YOUR GOAL ▸ Make an exact copy of the lines below.

* Begin INFORMATION SHOWN *

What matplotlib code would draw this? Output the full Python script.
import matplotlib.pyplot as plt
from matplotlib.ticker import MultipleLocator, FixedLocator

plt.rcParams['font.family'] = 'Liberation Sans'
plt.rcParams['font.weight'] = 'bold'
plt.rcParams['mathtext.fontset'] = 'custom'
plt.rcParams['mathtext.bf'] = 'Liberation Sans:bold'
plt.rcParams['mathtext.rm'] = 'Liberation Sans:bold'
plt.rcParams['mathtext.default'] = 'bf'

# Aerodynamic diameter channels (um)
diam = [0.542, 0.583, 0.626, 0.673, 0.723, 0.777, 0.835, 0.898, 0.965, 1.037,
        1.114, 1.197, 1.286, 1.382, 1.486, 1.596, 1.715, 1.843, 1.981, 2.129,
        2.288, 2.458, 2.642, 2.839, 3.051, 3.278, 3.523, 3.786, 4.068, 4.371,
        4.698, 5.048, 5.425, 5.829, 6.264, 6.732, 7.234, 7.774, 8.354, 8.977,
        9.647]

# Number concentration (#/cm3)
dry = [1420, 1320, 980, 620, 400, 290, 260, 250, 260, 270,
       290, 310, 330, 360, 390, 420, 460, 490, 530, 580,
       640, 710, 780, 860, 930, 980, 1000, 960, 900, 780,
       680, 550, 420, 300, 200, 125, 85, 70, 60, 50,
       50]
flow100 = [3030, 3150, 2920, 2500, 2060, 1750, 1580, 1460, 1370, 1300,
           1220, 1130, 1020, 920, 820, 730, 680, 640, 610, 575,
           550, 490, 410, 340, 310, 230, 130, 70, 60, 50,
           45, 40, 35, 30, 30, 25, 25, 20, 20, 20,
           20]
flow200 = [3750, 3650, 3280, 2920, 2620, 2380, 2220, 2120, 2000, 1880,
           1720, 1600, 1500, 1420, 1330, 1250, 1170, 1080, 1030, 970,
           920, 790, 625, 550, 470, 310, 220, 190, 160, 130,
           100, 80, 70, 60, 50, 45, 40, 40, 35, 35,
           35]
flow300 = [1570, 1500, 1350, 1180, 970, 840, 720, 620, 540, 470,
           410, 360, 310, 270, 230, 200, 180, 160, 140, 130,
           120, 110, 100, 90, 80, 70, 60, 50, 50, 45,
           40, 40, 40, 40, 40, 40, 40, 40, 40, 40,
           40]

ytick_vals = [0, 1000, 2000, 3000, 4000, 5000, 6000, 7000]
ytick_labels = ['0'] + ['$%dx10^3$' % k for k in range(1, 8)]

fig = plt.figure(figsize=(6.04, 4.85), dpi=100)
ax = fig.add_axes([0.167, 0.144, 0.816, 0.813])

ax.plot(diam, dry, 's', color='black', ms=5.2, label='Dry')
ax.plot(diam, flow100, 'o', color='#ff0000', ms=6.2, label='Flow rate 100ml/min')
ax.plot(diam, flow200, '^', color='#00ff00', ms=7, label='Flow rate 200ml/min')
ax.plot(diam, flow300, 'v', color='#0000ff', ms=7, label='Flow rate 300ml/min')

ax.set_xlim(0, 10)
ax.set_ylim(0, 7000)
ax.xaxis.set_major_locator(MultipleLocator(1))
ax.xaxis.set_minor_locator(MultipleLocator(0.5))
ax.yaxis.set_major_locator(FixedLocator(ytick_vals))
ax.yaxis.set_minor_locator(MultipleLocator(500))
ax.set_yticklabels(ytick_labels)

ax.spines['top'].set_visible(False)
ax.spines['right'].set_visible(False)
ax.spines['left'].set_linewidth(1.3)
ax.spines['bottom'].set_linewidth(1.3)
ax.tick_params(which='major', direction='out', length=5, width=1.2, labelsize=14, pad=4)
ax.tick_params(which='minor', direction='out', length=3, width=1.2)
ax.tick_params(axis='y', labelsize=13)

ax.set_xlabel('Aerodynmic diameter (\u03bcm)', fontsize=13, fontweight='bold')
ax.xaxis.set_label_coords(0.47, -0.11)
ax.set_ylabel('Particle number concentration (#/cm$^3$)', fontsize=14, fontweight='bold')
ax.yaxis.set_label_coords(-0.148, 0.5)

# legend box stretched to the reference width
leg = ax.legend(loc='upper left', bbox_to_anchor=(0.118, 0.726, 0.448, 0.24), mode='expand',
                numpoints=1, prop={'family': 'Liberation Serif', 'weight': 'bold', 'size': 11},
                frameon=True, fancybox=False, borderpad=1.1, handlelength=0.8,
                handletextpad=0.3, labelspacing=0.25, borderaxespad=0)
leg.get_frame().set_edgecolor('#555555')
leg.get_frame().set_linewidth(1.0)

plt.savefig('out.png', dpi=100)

* End INFORMATION SHOWN *

TASK OUTPUT ▸
What matplotlib code would draw this? Output the full Python script.
import matplotlib.pyplot as plt
from matplotlib.ticker import MultipleLocator, FixedLocator

plt.rcParams['font.family'] = 'Liberation Sans'
plt.rcParams['font.weight'] = 'bold'
plt.rcParams['mathtext.fontset'] = 'custom'
plt.rcParams['mathtext.bf'] = 'Liberation Sans:bold'
plt.rcParams['mathtext.rm'] = 'Liberation Sans:bold'
plt.rcParams['mathtext.default'] = 'bf'

# Aerodynamic diameter channels (um)
diam = [0.542, 0.583, 0.626, 0.673, 0.723, 0.777, 0.835, 0.898, 0.965, 1.037,
        1.114, 1.197, 1.286, 1.382, 1.486, 1.596, 1.715, 1.843, 1.981, 2.129,
        2.288, 2.458, 2.642, 2.839, 3.051, 3.278, 3.523, 3.786, 4.068, 4.371,
        4.698, 5.048, 5.425, 5.829, 6.264, 6.732, 7.234, 7.774, 8.354, 8.977,
        9.647]

# Number concentration (#/cm3)
dry = [1420, 1320, 980, 620, 400, 290, 260, 250, 260, 270,
       290, 310, 330, 360, 390, 420, 460, 490, 530, 580,
       640, 710, 780, 860, 930, 980, 1000, 960, 900, 780,
       680, 550, 420, 300, 200, 125, 85, 70, 60, 50,
       50]
flow100 = [3030, 3150, 2920, 2500, 2060, 1750, 1580, 1460, 1370, 1300,
           1220, 1130, 1020, 920, 820, 730, 680, 640, 610, 575,
           550, 490, 410, 340, 310, 230, 130, 70, 60, 50,
           45, 40, 35, 30, 30, 25, 25, 20, 20, 20,
           20]
flow200 = [3750, 3650, 3280, 2920, 2620, 2380, 2220, 2120, 2000, 1880,
           1720, 1600, 1500, 1420, 1330, 1250, 1170, 1080, 1030, 970,
           920, 790, 625, 550, 470, 310, 220, 190, 160, 130,
           100, 80, 70, 60, 50, 45, 40, 40, 35, 35,
           35]
flow300 = [1570, 1500, 1350, 1180, 970, 840, 720, 620, 540, 470,
           410, 360, 310, 270, 230, 200, 180, 160, 140, 130,
           120, 110, 100, 90, 80, 70, 60, 50, 50, 45,
           40, 40, 40, 40, 40, 40, 40, 40, 40, 40,
           40]

ytick_vals = [0, 1000, 2000, 3000, 4000, 5000, 6000, 7000]
ytick_labels = ['0'] + ['$%dx10^3$' % k for k in range(1, 8)]

fig = plt.figure(figsize=(6.04, 4.85), dpi=100)
ax = fig.add_axes([0.167, 0.144, 0.816, 0.813])

ax.plot(diam, dry, 's', color='black', ms=5.2, label='Dry')
ax.plot(diam, flow100, 'o', color='#ff0000', ms=6.2, label='Flow rate 100ml/min')
ax.plot(diam, flow200, '^', color='#00ff00', ms=7, label='Flow rate 200ml/min')
ax.plot(diam, flow300, 'v', color='#0000ff', ms=7, label='Flow rate 300ml/min')

ax.set_xlim(0, 10)
ax.set_ylim(0, 7000)
ax.xaxis.set_major_locator(MultipleLocator(1))
ax.xaxis.set_minor_locator(MultipleLocator(0.5))
ax.yaxis.set_major_locator(FixedLocator(ytick_vals))
ax.yaxis.set_minor_locator(MultipleLocator(500))
ax.set_yticklabels(ytick_labels)

ax.spines['top'].set_visible(False)
ax.spines['right'].set_visible(False)
ax.spines['left'].set_linewidth(1.3)
ax.spines['bottom'].set_linewidth(1.3)
ax.tick_params(which='major', direction='out', length=5, width=1.2, labelsize=14, pad=4)
ax.tick_params(which='minor', direction='out', length=3, width=1.2)
ax.tick_params(axis='y', labelsize=13)

ax.set_xlabel('Aerodynmic diameter (\u03bcm)', fontsize=13, fontweight='bold')
ax.xaxis.set_label_coords(0.47, -0.11)
ax.set_ylabel('Particle number concentration (#/cm$^3$)', fontsize=14, fontweight='bold')
ax.yaxis.set_label_coords(-0.148, 0.5)

# legend box stretched to the reference width
leg = ax.legend(loc='upper left', bbox_to_anchor=(0.118, 0.726, 0.448, 0.24), mode='expand',
                numpoints=1, prop={'family': 'Liberation Serif', 'weight': 'bold', 'size': 11},
                frameon=True, fancybox=False, borderpad=1.1, handlelength=0.8,
                handletextpad=0.3, labelspacing=0.25, borderaxespad=0)
leg.get_frame().set_edgecolor('#555555')
leg.get_frame().set_linewidth(1.0)

plt.savefig('out.png', dpi=100)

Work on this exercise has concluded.